In a distributed enterprise computing system, personal data repositories are created by individual users who generate classifiers that index the information for those repositories. Each generated classifier also specifies a target repository into which a copy of a resource that matches that classifier is placed. Users can submit classifiers that they created to other repositories. Later, when a user adds a resource to his personal repository, it is checked against all classifiers that have been created by the user and submitted to the repository by other users. If the new resource matches any classifier, a copy of the resource is sent to the repository specified in the classifier, where the resource is archived and indexed.

Description

    BACKGROUND
  • This invention relates to resource search and discovery systems that operate in a distributed enterprise system, such as a computer network or an intranet. These systems are conventionally called enterprise search systems (ESSs). Such a system might be available to users working in the enterprise or might be used as a search tool available to users outside of the organization via a mechanism such as a company website.
  • Currently, ESSs are centralized in that there is typically one application that is responsible for collecting content from the enterprise network or intranet. This application is commonly known as a “spider” or “robot” and locates documents. An indexer then indexes the content of those documents. Subsequently, other applications allow users to query the index, for example, via a web-based query interface.

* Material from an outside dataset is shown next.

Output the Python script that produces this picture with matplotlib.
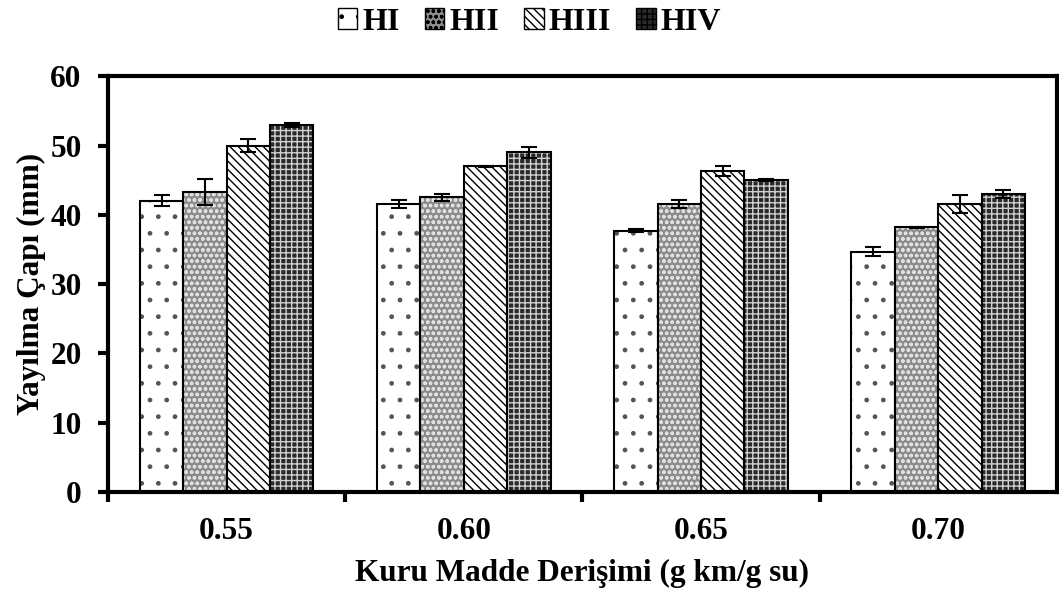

  • There are a number of problems that such a centralized approach creates. First, in the general case, the people responsible for the administration of the ESS are not the people who are creating the content. This means that an administrator cannot easily tell whether a particular document should be included in the index or not. Thus, the administrators of a centralized system tend to spend most of their time making sure that the machines stay running, that the spider does not run out of control or become hung, and that search results for common queries are relevant.
  • Second, the content of the index in the ESS can rapidly become out-of-date with respect to the actual documents available on the system. Documents that are removed from the system result in “dead links” in search results, which leads to frustration for searchers. At the same time, new content is not included in the index immediately: it must wait until it is located by the spider. This delay can lead to duplication of intellectual effort if, for example, a problem must be re-solved.
  • Third, because people cannot find the information that they need, local search systems start to appear. For example, there are currently many desktop search engines available. A desktop search engine is a program that operates a desktop to index personal content such as e-mail messages, visited web pages, and local documents in a variety of formats. Such a local search system could be used, for example, to search an archive of e-mail messages sent to a number of aliases related to a given project. Other local search systems may involve a search engine running on a server shared by a group of users. These local search systems locate more timely and up-to-date content, but move the burden of system administration to the people creating the content. Furthermore, because local search systems often use differing technologies, such systems lead to a proliferation of search technologies within the enterprise. Attempting to discover the existence of these local systems and then to reconcile the search results produced by a number of different search engines is a difficult problem.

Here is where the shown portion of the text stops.